Processo Rostagno. Dubbi sui reperti mandati al macero

Nell’aula Giovanni Falcone continuerà l’esame del teste Sergio Di Cori e dei tre carabineri: Dall'Anna, Cillaroto e Muso. Mercoledì scorso nel corso del dibattimento sono emersi nuovi dubbi e nuove “stranezze” che non hanno per nulla convinto la Corte nè tanto meno i due Pm Francesco Del Bene e Gaetano Paci. Sono stati ascoltati, infatti, i tre testimoni Liborio Fiorino, Rocco Polisano e Salvatore Martines, piastrellisti di Valderice che dopo un mese e mezzo dal delitto di Mauro Rostagno andarono a denunciare ai Carabinieri di Napola, il fatto che erano stati loro a lasciare bicchieri, bottiglie e vettovaglie nel luogo dove venne ritrovata l’auto bruciata che si pensa sia stata usata dai killer del giornalista.

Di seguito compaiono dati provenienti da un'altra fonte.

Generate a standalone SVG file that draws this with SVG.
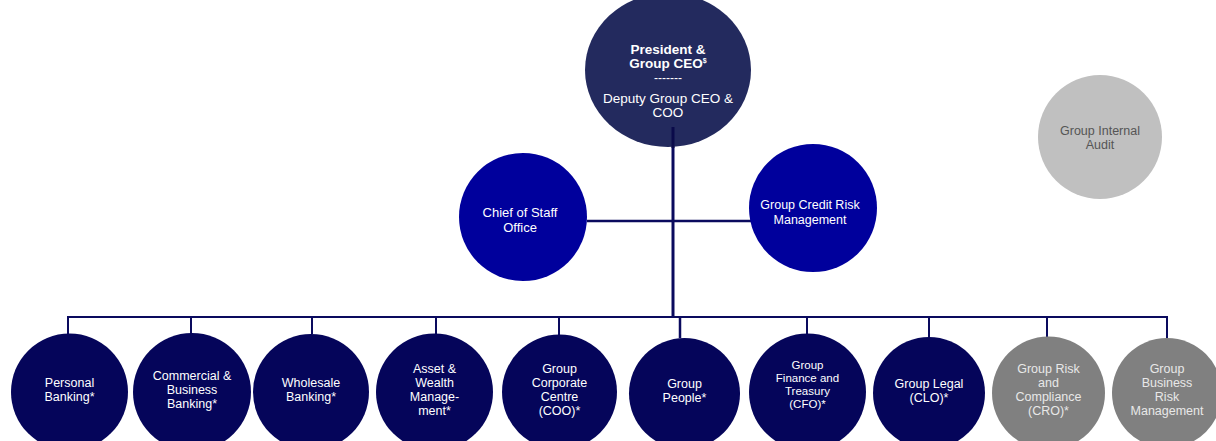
<svg xmlns="http://www.w3.org/2000/svg" width="1216" height="441" viewBox="0 0 1216 441">
<style>
text{font-family:"Liberation Sans",Arial,sans-serif;text-anchor:middle}
.ceo{fill:#232a5e}
.mid{fill:#00009c}
.bot{fill:#05055a}
.gry{fill:#808080}
.lgt{fill:#c0c0c0}
.tw{fill:#ffffff;font-size:12.5px}
.ts{fill:#ffffff;font-size:11.5px}
.tg{fill:#e8e8e8;font-size:12.5px}
.ln{stroke:#0a0a5e;fill:none}
</style>
<rect width="1216" height="441" fill="#ffffff"/>
<g id="connectors">
<line class="ln" x1="673" y1="127" x2="673" y2="318" stroke-width="3"/>
<line class="ln" x1="587" y1="221" x2="760" y2="221" stroke-width="2.5"/>
<polyline class="ln" points="68,334 68,317 1167,317 1167,338" stroke-width="2"/>
<line class="ln" x1="191" y1="317" x2="191" y2="334" stroke-width="2"/>
<line class="ln" x1="312" y1="317" x2="312" y2="334" stroke-width="2"/>
<line class="ln" x1="436" y1="317" x2="436" y2="334" stroke-width="2"/>
<line class="ln" x1="559" y1="317" x2="559" y2="335" stroke-width="2"/>
<line class="ln" x1="680" y1="317" x2="680" y2="338" stroke-width="2.5"/>
<line class="ln" x1="807" y1="317" x2="807" y2="335" stroke-width="2"/>
<line class="ln" x1="929" y1="317" x2="929" y2="337" stroke-width="2"/>
<line class="ln" x1="1047" y1="317" x2="1047" y2="337" stroke-width="2"/>
</g>
<g id="ceo">
<ellipse class="ceo" cx="668" cy="70" rx="83" ry="77"/>
<line x1="673" y1="127" x2="673" y2="148" stroke="#0a0a4a" stroke-width="3"/>
<text x="668" y="54" fill="#fff" font-size="13.5" font-weight="bold">President &amp;</text>
<text x="668" y="68" fill="#fff" font-size="13.5" font-weight="bold">Group CEO<tspan font-size="7" dy="-5">$</tspan></text>
<text x="668" y="82" fill="#fff" font-size="12">-------</text>
<text x="668" y="103" fill="#fff" font-size="13.5">Deputy Group CEO &amp;</text>
<text x="668" y="117" fill="#fff" font-size="13.5">COO</text>
</g>
<g id="chief-of-staff">
<circle class="mid" cx="523" cy="217" r="64"/>
<text x="520" y="217" fill="#fff" font-size="13">Chief of Staff</text>
<text x="520" y="232" fill="#fff" font-size="13">Office</text>
</g>
<g id="credit-risk">
<circle class="mid" cx="813" cy="208" r="64"/>
<text x="810" y="209" fill="#fff" font-size="12.5">Group Credit Risk</text>
<text x="810" y="224" fill="#fff" font-size="12.5">Management</text>
</g>
<g id="internal-audit">
<circle class="lgt" cx="1100" cy="137" r="62"/>
<text x="1100" y="134.5" fill="#555" font-size="12.5">Group Internal</text>
<text x="1100" y="148.5" fill="#555" font-size="12.5">Audit</text>
</g>
<g id="personal-banking">
<circle class="bot" cx="69.5" cy="392" r="58.5"/>
<text class="tw" x="69.5" y="386.5">Personal</text>
<text class="tw" x="69.5" y="400.5">Banking*</text>
</g>
<g id="commercial-banking">
<circle class="bot" cx="192" cy="392" r="59"/>
<text class="tw" x="192" y="379.5">Commercial &amp;</text>
<text class="tw" x="192" y="393.5">Business</text>
<text class="tw" x="192" y="407.5">Banking*</text>
</g>
<g id="wholesale-banking">
<circle class="bot" cx="311" cy="392" r="58"/>
<text class="tw" x="311" y="386.5">Wholesale</text>
<text class="tw" x="311" y="400.5">Banking*</text>
</g>
<g id="asset-wealth">
<circle class="bot" cx="434.5" cy="392" r="58.5"/>
<text class="tw" x="434.5" y="372.5">Asset &amp;</text>
<text class="tw" x="434.5" y="386.5">Wealth</text>
<text class="tw" x="434.5" y="400.5">Manage-</text>
<text class="tw" x="434.5" y="414.5">ment*</text>
</g>
<g id="corporate-centre">
<circle class="bot" cx="559.5" cy="392" r="57.5"/>
<text class="tw" x="559.5" y="372.5">Group</text>
<text class="tw" x="559.5" y="386.5">Corporate</text>
<text class="tw" x="559.5" y="400.5">Centre</text>
<text class="tw" x="559.5" y="414.5">(COO)*</text>
</g>
<g id="group-people">
<circle class="bot" cx="684.5" cy="393.5" r="55.5"/>
<text class="tw" x="684.5" y="388">Group</text>
<text class="tw" x="684.5" y="402">People*</text>
</g>
<g id="finance-treasury">
<circle class="bot" cx="807.5" cy="392" r="58.5"/>
<text class="ts" x="807.5" y="369">Group</text>
<text class="ts" x="807.5" y="382">Finance and</text>
<text class="ts" x="807.5" y="395">Treasury</text>
<text class="ts" x="807.5" y="408">(CFO)*</text>
</g>
<g id="group-legal">
<circle class="bot" cx="929" cy="393" r="56"/>
<text class="tw" x="929" y="388">Group Legal</text>
<text class="tw" x="929" y="402">(CLO)*</text>
</g>
<g id="risk-compliance">
<circle class="gry" cx="1048.5" cy="393" r="56.5"/>
<text class="tg" x="1048.5" y="372.5">Group Risk</text>
<text class="tg" x="1048.5" y="386.5">and</text>
<text class="tg" x="1048.5" y="400.5">Compliance</text>
<text class="tg" x="1048.5" y="414.5">(CRO)*</text>
</g>
<g id="business-risk">
<circle class="gry" cx="1167" cy="393" r="55"/>
<text class="tg" x="1167" y="372.5">Group</text>
<text class="tg" x="1167" y="386.5">Business</text>
<text class="tg" x="1167" y="400.5">Risk</text>
<text class="tg" x="1167" y="414.5">Management</text>
</g>
</svg>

Hanno raccontato di essere stati in quel luogo, dove hanno arrostito della salsiccia acquistata lungo il tragitto tra Marausa - dove avrebbero dovuto fare dei lavori poi non eseguiti - e la cava di Valderice. Ma troppi particolari non sono chiari. C'è un buco temporale di oltre due ore che non si spiega. I testi non hanno saputo spiegare cosa abbiano fatto nelle due ore precedenti quel pranzo improvvisato. E ancora, la Corte non capisce come mai si sono recati presso la macelleria di Francesco Virga visto che non si trova sulla strada da loro indicata.
La scelta del macellaio fa sorgere qualche altro dubbio. Francesco Virga è infatti nipote di Vincenzo Virga, ritenuto il mandante dell’omicidio Rostagno. Con il racconto dei tre piastrellisti è venuto fuori che sono scomparsi i reperti ritrovati dentro la cava.

Quattro vassoi argentati, cinque bicchieri in plastica, due bottigliette e lo scontrino della macelleria, sono andati distrutti perchè l'autorità giudiziaria ne ha disposto alcuni anni fa la distruzione. Sempre nel corso dell'ultima udienza c’è stato un “fuorionda” dell’avvocato Vito Galuffo, difensore di Vito Mazzara (accusato di essere il killer di Rostagno) che si è lamentato pubblicamente per un articolo del giornalista Rino Giacalone, “colpelvole” di avere scritto che i difensori «piuttosto che difendere i loro assistiti difendono la mafia».